* **Task objective**:
Copy each line in the data that includes the word "chart".

* **Material provided**:
◇ ◇ ◇

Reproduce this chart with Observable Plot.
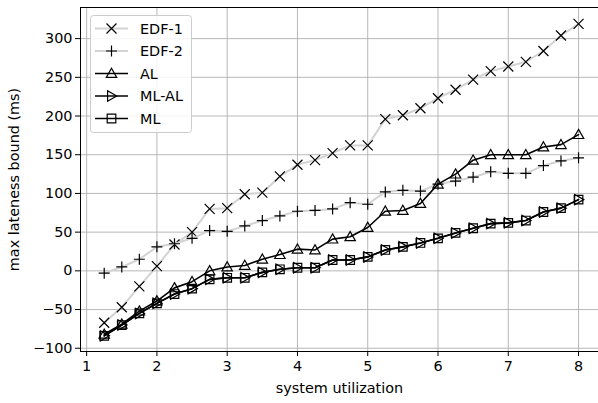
<!DOCTYPE html>
<html><head><meta charset="utf-8">
<script src="https://cdn.jsdelivr.net/npm/d3@7"></script>
<script src="https://cdn.jsdelivr.net/npm/@observablehq/plot@0.6"></script>
<style>
body{margin:0;background:#fff}
#wrap{position:relative;width:598px;height:403px}
#wrap svg{position:absolute;left:0;top:0}
</style>
</head><body><div id="wrap"></div>
<script>
const utilization = [1.25,1.5,1.75,2,2.25,2.5,2.75,3,3.25,3.5,3.75,4,4.25,4.5,4.75,5,5.25,5.5,5.75,6,6.25,6.5,6.75,7,7.25,7.5,7.75,8];
const edf1 = [-67,-47,-20,6,34,50,80,81,99,101,122,137,143,152,162,162,196,201,210,223,234,247,258,264,270,284,304,319];
const edf2 = [-3,5,15,31,35,42,52,51,58,65,71,77,78,80,88,86,102,104,103,112,116,121,128,126,126,136,142,146];
const al   = [-82,-69,-52,-39,-22,-14,0,5,7,15,21,28,27,41,44,56,77,78,87,112,125,143,150,150,150,160,163,176];
const mlal = [-84,-70,-55,-42,-30,-23,-11,-9,-9,-2,2,4,4,14,14,18,27,31,36,42,49,55,61,62,65,76,81,92];
const ml   = [-84,-70,-55,-42,-30,-23,-11,-9,-9,-2,2,4,4,14,14,18,27,31,36,42,49,55,61,62,65,76,81,92];
const xTicks = [1,2,3,4,5,6,7,8];
const yTicks = [-100,-50,0,50,100,150,200,250,300];
const seriesNames = ["EDF-1","EDF-2","AL","ML-AL","ML"];

const font = "'DejaVu Sans', sans-serif";
const fs = 14.4;
const sym = {
  times: {draw(c){const s=5;c.moveTo(-s,-s);c.lineTo(s,s);c.moveTo(s,-s);c.lineTo(-s,s);}},
  plus: {draw(c){const s=5.5;c.moveTo(-s,0);c.lineTo(s,0);c.moveTo(0,-s);c.lineTo(0,s);}},
  tri: {draw(c){const s=5.2;c.moveTo(0,-s);c.lineTo(s,s*0.75);c.lineTo(-s,s*0.75);c.closePath();}},
  triR: {draw(c){const s=5.2;c.moveTo(s,0);c.lineTo(-s*0.75,-s);c.lineTo(-s*0.75,s);c.closePath();}},
  square: {draw(c){const s=4.3;c.rect(-s,-s,2*s,2*s);}}
};
const styles = {
  "EDF-1": {stroke:"#d3d3d3", width:2, symbol:sym.times},
  "EDF-2": {stroke:"#d3d3d3", width:2, symbol:sym.plus},
  "AL":    {stroke:"#000", width:1.6, symbol:sym.tri},
  "ML-AL": {stroke:"#000", width:1.6, symbol:sym.triR},
  "ML":    {stroke:"#000", width:1.6, symbol:sym.square}
};
const values = {"EDF-1":edf1,"EDF-2":edf2,"AL":al,"ML-AL":mlal,"ML":ml};

const xDomain = [0.9125, 8.284];
const yDomain = [-104.2, 340.2];

const marks = [
  Plot.gridX(xTicks, {stroke:"#b0b0b0", strokeOpacity:1, strokeWidth:0.9}),
  Plot.gridY(yTicks, {stroke:"#b0b0b0", strokeOpacity:1, strokeWidth:0.9}),
];
for (const name of seriesNames) {
  const st = styles[name];
  const data = utilization.map((u,i)=>({u, v: values[name][i]}));
  marks.push(Plot.line(data, {x:"u", y:"v", stroke:st.stroke, strokeWidth:st.width}));
  marks.push(Plot.dot(data, {x:"u", y:"v", symbol:st.symbol, stroke:"#000", fill:"none", strokeWidth:1.2, r:5}));
}
marks.push(
  Plot.ruleX([xDomain[0]], {stroke:"#000", strokeWidth:1}),
  Plot.ruleY([yDomain[0]], {stroke:"#000", strokeWidth:1}),
  Plot.ruleY([yDomain[1]], {stroke:"#000", strokeWidth:1}),
  Plot.axisX(xTicks, {tickSize:5, tickPadding:4, fontSize:fs, label:"system utilization", labelAnchor:"center", labelArrow:"none", labelOffset:41}),
  Plot.axisY(yTicks, {tickSize:5, tickPadding:3, fontSize:fs, label:"max lateness bound (ms)", labelAnchor:"center", labelArrow:"none", labelOffset:72})
);

const chart = Plot.plot({
  width:598, height:403,
  marginLeft:80, marginRight:0, marginTop:7, marginBottom:52,
  style:{fontFamily:font, fontSize:fs+"px", color:"#000", background:"#fff"},
  x:{domain:xDomain},
  y:{domain:yDomain},
  marks
});
const wrap = document.getElementById("wrap");
wrap.appendChild(chart);

// legend overlay
const lg = d3.select(wrap).append("svg").attr("width",598).attr("height",403)
  .style("font-family", font).style("font-size",fs+"px");
lg.append("rect").attr("x",90.5).attr("y",15.5).attr("width",101).attr("height",117).attr("rx",3)
  .attr("fill","#fff").attr("fill-opacity",0.85).attr("stroke","#cccccc");
seriesNames.forEach((name,i)=>{
  const st = styles[name];
  const y = 28.5 + i*22.5;
  lg.append("line").attr("x1",95).attr("x2",128).attr("y1",y).attr("y2",y)
    .attr("stroke",st.stroke).attr("stroke-width",st.width);
  const p = d3.path(); st.symbol.draw(p);
  lg.append("path").attr("d",p.toString()).attr("transform",`translate(111.5,${y})`)
    .attr("fill","none").attr("stroke","#000").attr("stroke-width",1.2);
  lg.append("text").attr("x",140).attr("y",y).attr("dy","0.35em").text(name);
});
</script>
</body></html>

◇ ◇ ◇

* **Output for this task**:
Reproduce this chart with Observable Plot.
const chart = Plot.plot({
wrap.appendChild(chart);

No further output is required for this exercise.